Porter, Appellant, v. Grisham.
    An appeal bond as well as the security must be approved of by the court. Where the court only approved of the security and authorised the bond to be given any time within thirty days: Held, insufficient.
    Causes can be brought into this court by appeal or writ of error, but to give jurisdiction to the court, the requisitions of the law in relation to obtaining such writ or appeal must be strictly complied with.
    APPEAL from the decision of the probate court of Franklin county. *
    Stewart, for the appellant.
    Boyd, contra.-
    
   Mr. Justice Pratt

delivered the - opinion of the court, which states sufficiently the only question arising in the cause.

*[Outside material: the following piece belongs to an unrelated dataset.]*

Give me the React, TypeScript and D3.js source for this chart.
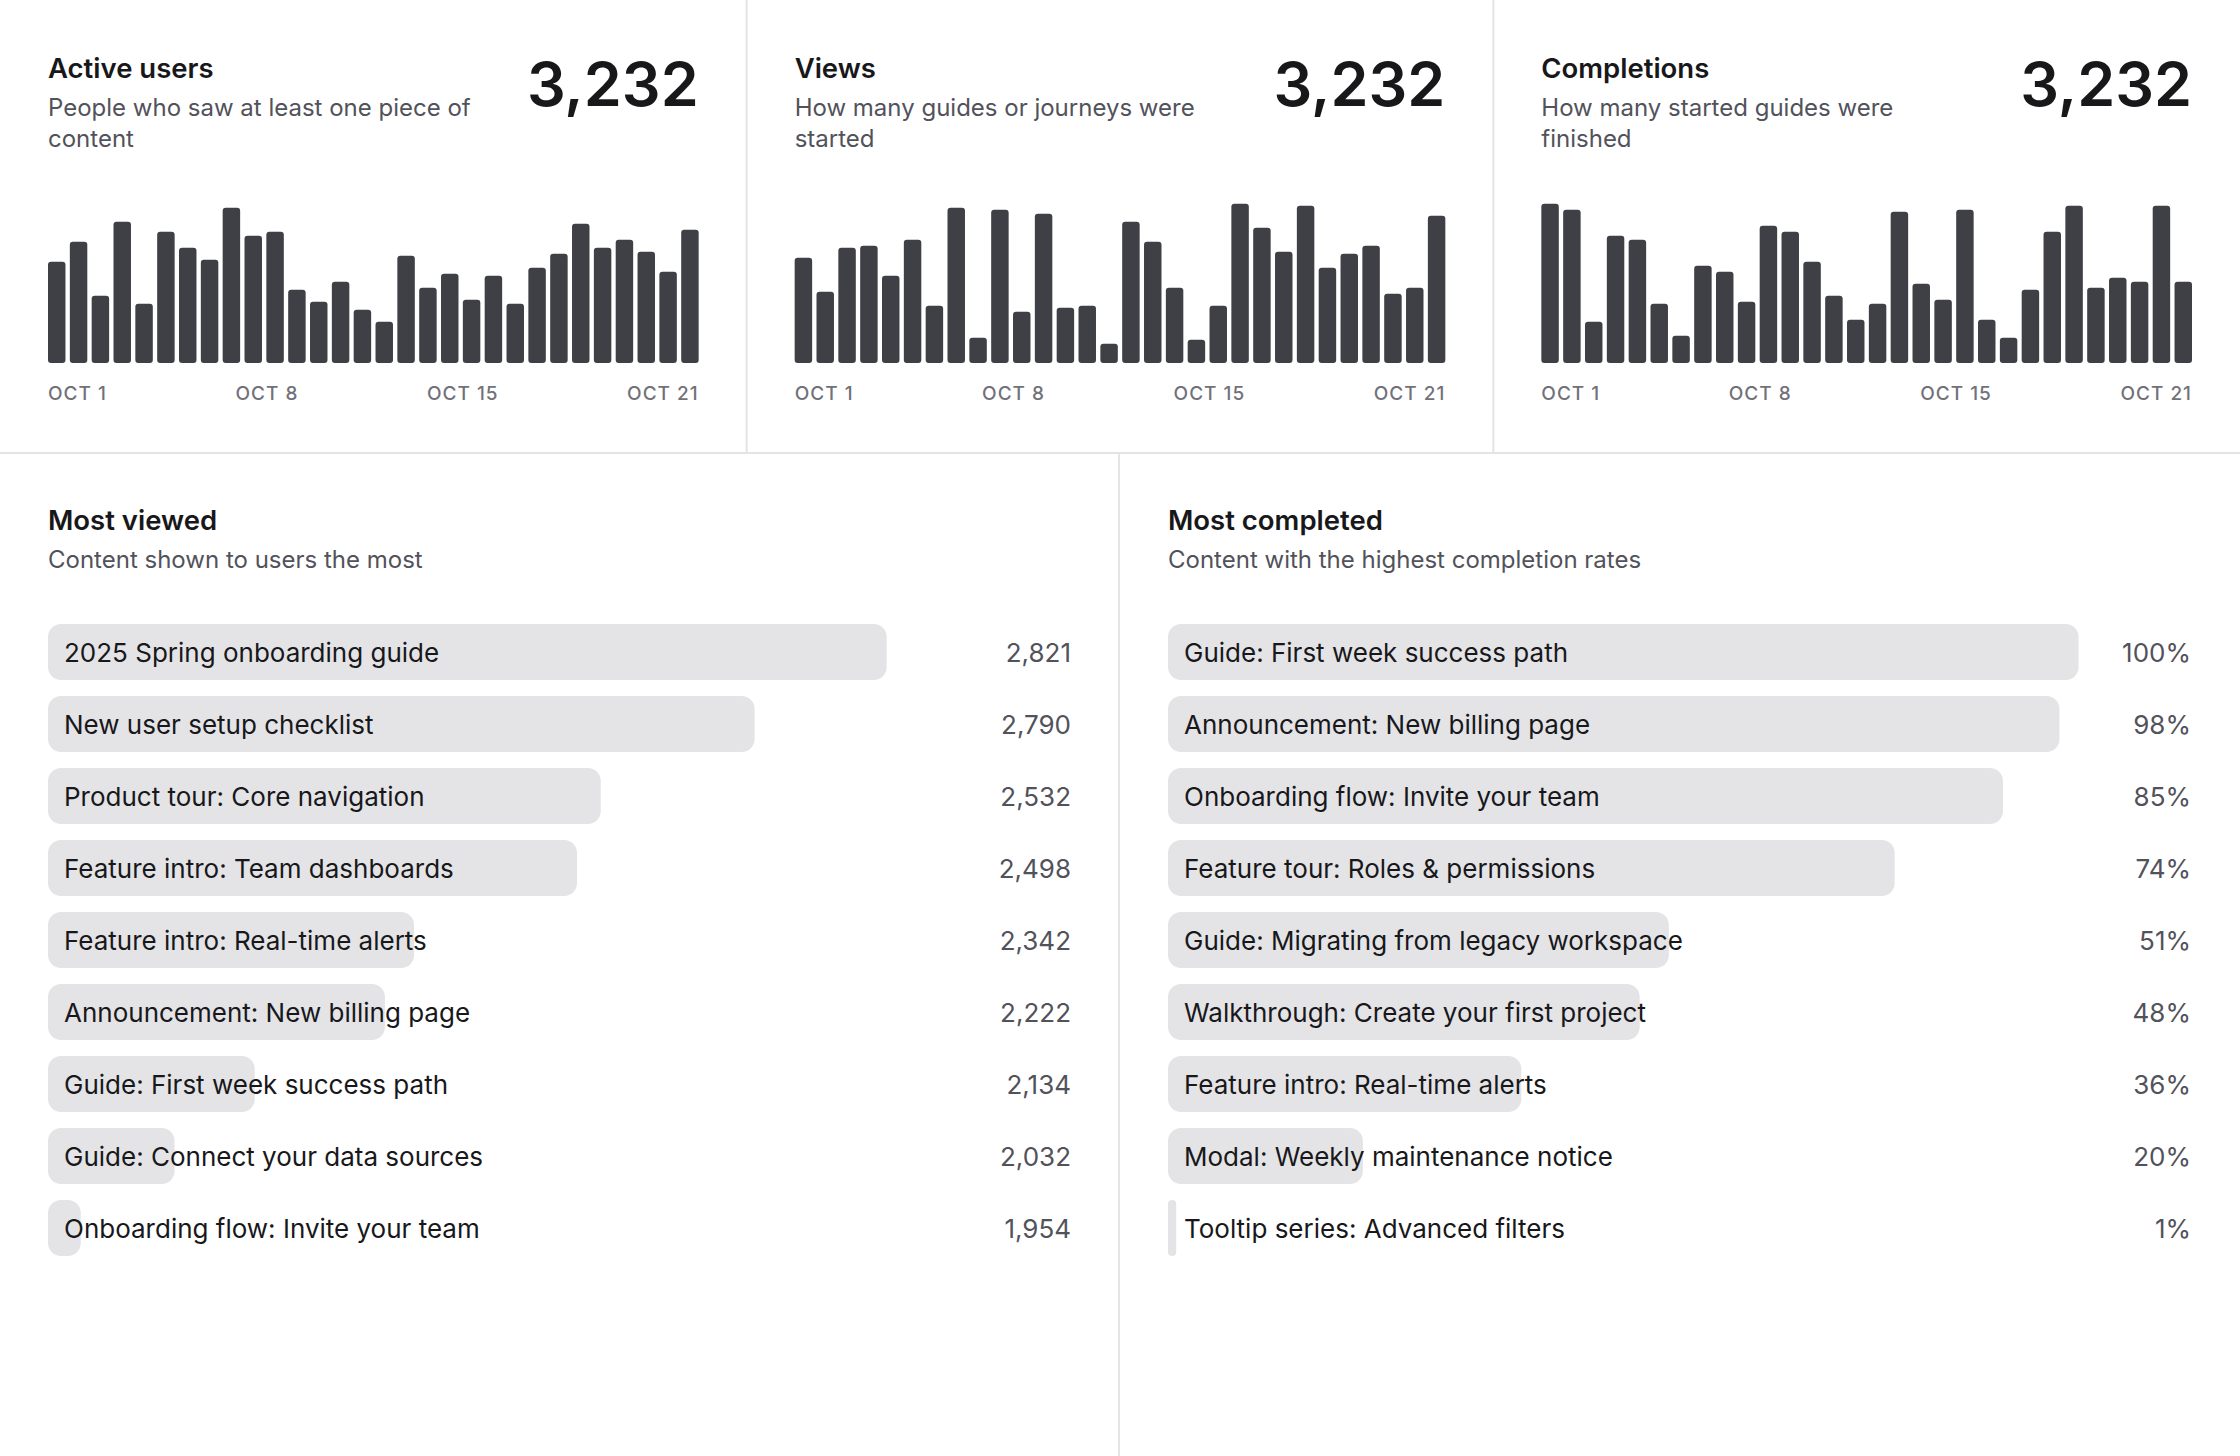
import React, { useEffect, useRef } from 'react';
import * as d3 from 'd3';

const W = 2240;
const H = 1456;
const FONT = 'Inter, "Noto Sans", "DejaVu Sans", sans-serif';

// ---- KPI panels (daily bars, Oct 1 – Oct 30) ----
const activeUsers = [304, 364, 202, 424, 178, 394, 346, 310, 466, 382, 394, 220, 184, 244, 160, 124, 322, 226, 268, 190, 262, 178, 286, 328, 418, 346, 370, 334, 274, 400];
const views = [316, 214, 346, 352, 262, 370, 172, 466, 76, 460, 154, 448, 166, 172, 58, 424, 364, 226, 70, 172, 478, 406, 334, 472, 286, 328, 352, 208, 226, 442];
const completions = [478, 460, 124, 382, 370, 178, 82, 292, 274, 184, 412, 394, 304, 202, 130, 178, 454, 238, 190, 460, 130, 76, 220, 394, 472, 226, 256, 244, 472, 244];
const dayTickLabels = ['OCT 1', 'OCT 8', 'OCT 15', 'OCT 21'];
const kpiTitles = ['Active users', 'Views', 'Completions'];
const kpiSubtitles = [
  ['People who saw at least one piece of', 'content'],
  ['How many guides or journeys were', 'started'],
  ['How many started guides were', 'finished'],
];
const kpiTotals = ['3,232', '3,232', '3,232'];
const kpiSeries = [activeUsers, views, completions];

// ---- Most viewed ----
const viewedNames = [
  '2025 Spring onboarding guide',
  'New user setup checklist',
  'Product tour: Core navigation',
  'Feature intro: Team dashboards',
  'Feature intro: Real-time alerts',
  'Announcement: New billing page',
  'Guide: First week success path',
  'Guide: Connect your data sources',
  'Onboarding flow: Invite your team',
];
const viewedCounts = [2821, 2790, 2532, 2498, 2342, 2222, 2134, 2032, 1954];
const viewedBarShare = [92.1, 77.6, 60.7, 58.1, 40.2, 37.0, 22.7, 13.9, 3.6];

// ---- Most completed ----
const completedNames = [
  'Guide: First week success path',
  'Announcement: New billing page',
  'Onboarding flow: Invite your team',
  'Feature tour: Roles & permissions',
  'Guide: Migrating from legacy workspace',
  'Walkthrough: Create your first project',
  'Feature intro: Real-time alerts',
  'Modal: Weekly maintenance notice',
  'Tooltip series: Advanced filters',
];
const completedRates = [100, 98, 85, 74, 51, 48, 36, 20, 1];
const completedBarShare = [100, 97.9, 91.7, 79.8, 55.0, 51.8, 38.8, 21.4, 0.9];

const C_TEXT = '#18181b';
const C_SUB = '#52525b';
const C_AXIS = '#71717a';
const C_BAR = '#3f3f46';
const C_TRACK = '#e4e4e7';
const C_RULE = '#e4e4e7';

export default function App() {
  const ref = useRef<SVGSVGElement | null>(null);

  useEffect(() => {
    document.body.style.margin = '0';
    const svg = d3.select(ref.current);
    svg.selectAll('*').remove();
    svg.append('rect').attr('width', W).attr('height', H).attr('fill', '#ffffff');

    // ---------- top KPI panels ----------
    const panelW = W / 3;
    kpiSeries.forEach((series, i) => {
      const x0 = i * panelW;
      const left = x0 + 48;
      const right = x0 + panelW - 48;
      const g = svg.append('g');

      g.append('text')
        .attr('x', left).attr('y', 78)
        .attr('font-family', FONT).attr('font-size', 27.5).attr('font-weight', 600)
        .attr('fill', C_TEXT).text(kpiTitles[i]);

      kpiSubtitles[i].forEach((line, j) => {
        g.append('text')
          .attr('x', left).attr('y', 116 + j * 31)
          .attr('font-family', FONT).attr('font-size', 24).attr('font-weight', 400)
          .attr('fill', C_SUB).text(line);
      });

      g.append('text')
        .attr('x', right).attr('y', 106)
        .attr('text-anchor', 'end')
        .attr('font-family', FONT).attr('font-size', 61).attr('font-weight', 600)
        .attr('fill', C_TEXT).text(kpiTotals[i]);

      const x = d3.scaleBand<number>()
        .domain(d3.range(series.length))
        .range([left, right])
        .paddingInner(0.2)
        .paddingOuter(0);
      const y = d3.scaleLinear().domain([0, 480]).range([363, 203]);

      g.selectAll('rect.day')
        .data(series)
        .join('rect')
        .attr('class', 'day')
        .attr('x', (_d, k) => x(k) as number)
        .attr('y', (d) => y(d))
        .attr('width', x.bandwidth())
        .attr('height', (d) => y(0) - y(d))
        .attr('rx', 3)
        .attr('fill', C_BAR);

      // tick labels spread with "space-between"
      const labels = g.selectAll('text.tick')
        .data(dayTickLabels)
        .join('text')
        .attr('class', 'tick')
        .attr('y', 400)
        .attr('font-family', FONT).attr('font-size', 19).attr('font-weight', 500)
        .attr('letter-spacing', 1)
        .attr('fill', C_AXIS)
        .text((d) => d);
      const widths: number[] = [];
      labels.each(function () {
        widths.push((this as SVGTextElement).getComputedTextLength());
      });
      const total = d3.sum(widths);
      const gap = (right - left - total) / (dayTickLabels.length - 1);
      let cx = left;
      const xs: number[] = [];
      widths.forEach((w) => { xs.push(cx); cx += w + gap; });
      labels.attr('x', (_d, k) => xs[k]);
    });

    // rules
    svg.append('line').attr('x1', 0).attr('x2', W).attr('y1', 453).attr('y2', 453)
      .attr('stroke', C_RULE).attr('stroke-width', 2);
    [1, 2].forEach((k) => {
      svg.append('line').attr('x1', k * panelW).attr('x2', k * panelW).attr('y1', 0).attr('y2', 453)
        .attr('stroke', C_RULE).attr('stroke-width', 2);
    });
    svg.append('line').attr('x1', 1119).attr('x2', 1119).attr('y1', 454).attr('y2', H)
      .attr('stroke', '#dcdce0').attr('stroke-width', 1.5);

    // ---------- bottom ranking panels ----------
    const lists = [
      { title: 'Most viewed', sub: 'Content shown to users the most', names: viewedNames, share: viewedBarShare, values: viewedCounts.map((v) => d3.format(',')(v)) },
      { title: 'Most completed', sub: 'Content with the highest completion rates', names: completedNames, share: completedBarShare, values: completedRates.map((v) => `${v}%`) },
    ];
    lists.forEach((L, i) => {
      const x0 = i * 1120;
      const left = x0 + 48;
      const valueRight = x0 + 1120 - 49;
      const g = svg.append('g');

      g.append('text')
        .attr('x', left).attr('y', 530)
        .attr('font-family', FONT).attr('font-size', 27.5).attr('font-weight', 600)
        .attr('fill', C_TEXT).text(L.title);
      g.append('text')
        .attr('x', left).attr('y', 568)
        .attr('font-family', FONT).attr('font-size', 24).attr('font-weight', 400)
        .attr('fill', C_SUB).text(L.sub);

      const yb = d3.scaleBand<number>()
        .domain(d3.range(L.names.length))
        .range([624, 624 + 8 * 72 + 56])
        .paddingInner(16 / 72)
        .paddingOuter(0);
      const xl = d3.scaleLinear().domain([0, 100]).range([0, 910.6]);

      const rows = g.selectAll('g.row')
        .data(L.names.map((n, k) => ({ n, s: L.share[k], v: L.values[k], k })))
        .join('g')
        .attr('class', 'row')
        .attr('transform', (d) => `translate(0,${yb(d.k)})`);

      rows.append('rect')
        .attr('x', left)
        .attr('y', 0)
        .attr('width', (d) => Math.max(xl(d.s), 8))
        .attr('height', yb.bandwidth())
        .attr('rx', (d) => Math.min(13, Math.max(xl(d.s), 8) / 2))
        .attr('fill', C_TRACK);

      rows.append('text')
        .attr('x', left + 16)
        .attr('y', yb.bandwidth() / 2 + 9.5)
        .attr('font-family', FONT).attr('font-size', 26).attr('font-weight', 400)
        .attr('fill', C_TEXT)
        .text((d) => d.n);

      rows.append('text')
        .attr('x', valueRight)
        .attr('y', yb.bandwidth() / 2 + 9.5)
        .attr('text-anchor', 'end')
        .attr('font-family', FONT).attr('font-size', 26).attr('font-weight', 400)
        .attr('fill', C_SUB)
        .text((d) => d.v);
    });
  }, []);

  return (
    <svg
      ref={ref}
      width={W}
      height={H}
      viewBox={`0 0 ${W} ${H}`}
      style={{ position: 'absolute', left: 0, top: 0, display: 'block' }}
    />
  );
}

This cause purported to come up on an appeal from the court of probate of Franklin county.

On examining the record we find the following’entry:

“ And, afterwards, to wit, at the same term of the court, the said respondent prayed an appeal from the opinion, and decision of the court to the High Court of Errors and Appeals of the state of Mississippi, which appeal was granted upon the respondent entering into bond conditioned as the law directs in the penal sum of two hundred dollars, within thirty days with Thomas Harris security, who is approved of by the court.”

In the Rev. Code, p. SO, sect. 12, are the following provisions in relation to appeals from the court of probate:

Any person who may conceive himself or herself aggrieved by any judgment, decree, decision or order of the court of probate, shall have the liberty of appealing to the High Court of Errors and Appeals, upon the appellant giving bond with good and sufficient security approved of by the said court, and in such sum as they shall direct to the judge thereof.”

The question presented is whether this court can take jurisdiction of a cause under an appeal as taken in the present case?

To constitute an appeal, the appellant must give bond with good and-sufficient surety approved of by the court below. In the present case the court only approved of the surety and authorised the bond to be given any time within thirty days. This we deem insufficient. The bond as well as the surety must be approved by the court; for what advantage would the appellee derive from good surety if the bond were fatally defective?

Causes can be brought into this court by appeal or writ of error; but to give the court jurisdiction, the requisitions of the law, in relation to the obtaining such appeal or writ, must have been strictly complied with. ' ' '

The law not having been complied with in the present case, the cause must be stricken from the docket.